■ **Given exercise**
Retype, please, the listing from its opening line through the line that contains "import plotly.graph_objects as go", both included, without the pictures.

■ **Supplied material**
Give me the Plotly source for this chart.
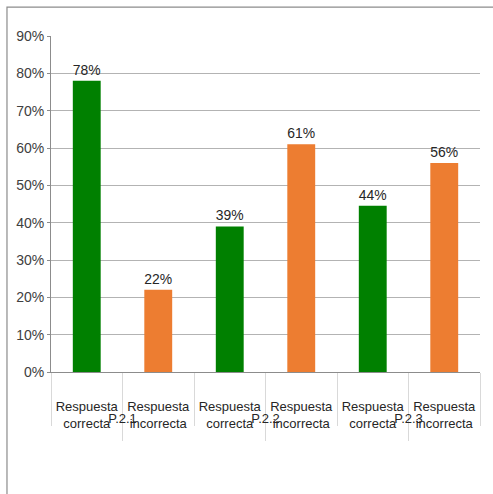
import plotly.graph_objects as go

groups = ["P.2.1", "P.2.1", "P.2.2", "P.2.2", "P.2.3", "P.2.3"]
subcats = ["Respuesta<br>correcta", "Respuesta<br>incorrecta"] * 3
values = [78, 22, 39, 61, 44.5, 56]
labels = ["78%", "22%", "39%", "61%", "44%", "56%"]
colors = ["#008000", "#ED7D31"] * 3
yticks = [0, 10, 20, 30, 40, 50, 60, 70, 80, 90]
yticklabels = [f"{v}%" for v in yticks]

FONT = "Liberation Sans, Arial, sans-serif"

fig = go.Figure(go.Bar(
    x=[groups, subcats],
    y=values,
    text=labels,
    textposition="outside",
    textfont=dict(size=14, color="#262626", family=FONT),
    marker=dict(color=colors, line=dict(width=0)),
    width=0.39,
    cliponaxis=False,
))

fig.update_layout(
    width=493, height=494,
    margin=dict(l=51, r=13, t=36, b=122, autoexpand=False),
    paper_bgcolor="white", plot_bgcolor="white",
    showlegend=False,
    font=dict(family=FONT, size=13, color="#404040"),
    shapes=[dict(type="rect", xref="paper", yref="paper",
                 x0=-0.1026, x1=1.2, y0=-0.6, y1=1.086,
                 line=dict(color="#8c8c8c", width=1.2), layer="below")],
)
fig.update_yaxes(
    range=[0, 90], tickvals=yticks, ticktext=yticklabels,
    showgrid=True, gridcolor="#b3b3b3", gridwidth=1,
    showline=True, linecolor="#8c8c8c", linewidth=1,
    ticks="outside", ticklen=3, tickcolor="#8c8c8c",
    tickfont=dict(size=14, color="#404040", family=FONT),
    zeroline=False, automargin=False,
)
fig.update_xaxes(
    type="multicategory", tickangle=0, automargin=False,
    showline=True, linecolor="#8c8c8c", linewidth=1,
    ticks="outside", ticklen=68, tickcolor="#d9d9d9",
    ticklabelstandoff=22,
    showdividers=True, dividercolor="#d9d9d9", dividerwidth=1,
    tickfont=dict(size=13, color="#262626", family=FONT),
)

fig.write_html("out.html", config={"displayModeBar": False},
               post_script="document.body.style.margin='0';")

■ **Full output**
Give me the Plotly source for this chart.
import plotly.graph_objects as go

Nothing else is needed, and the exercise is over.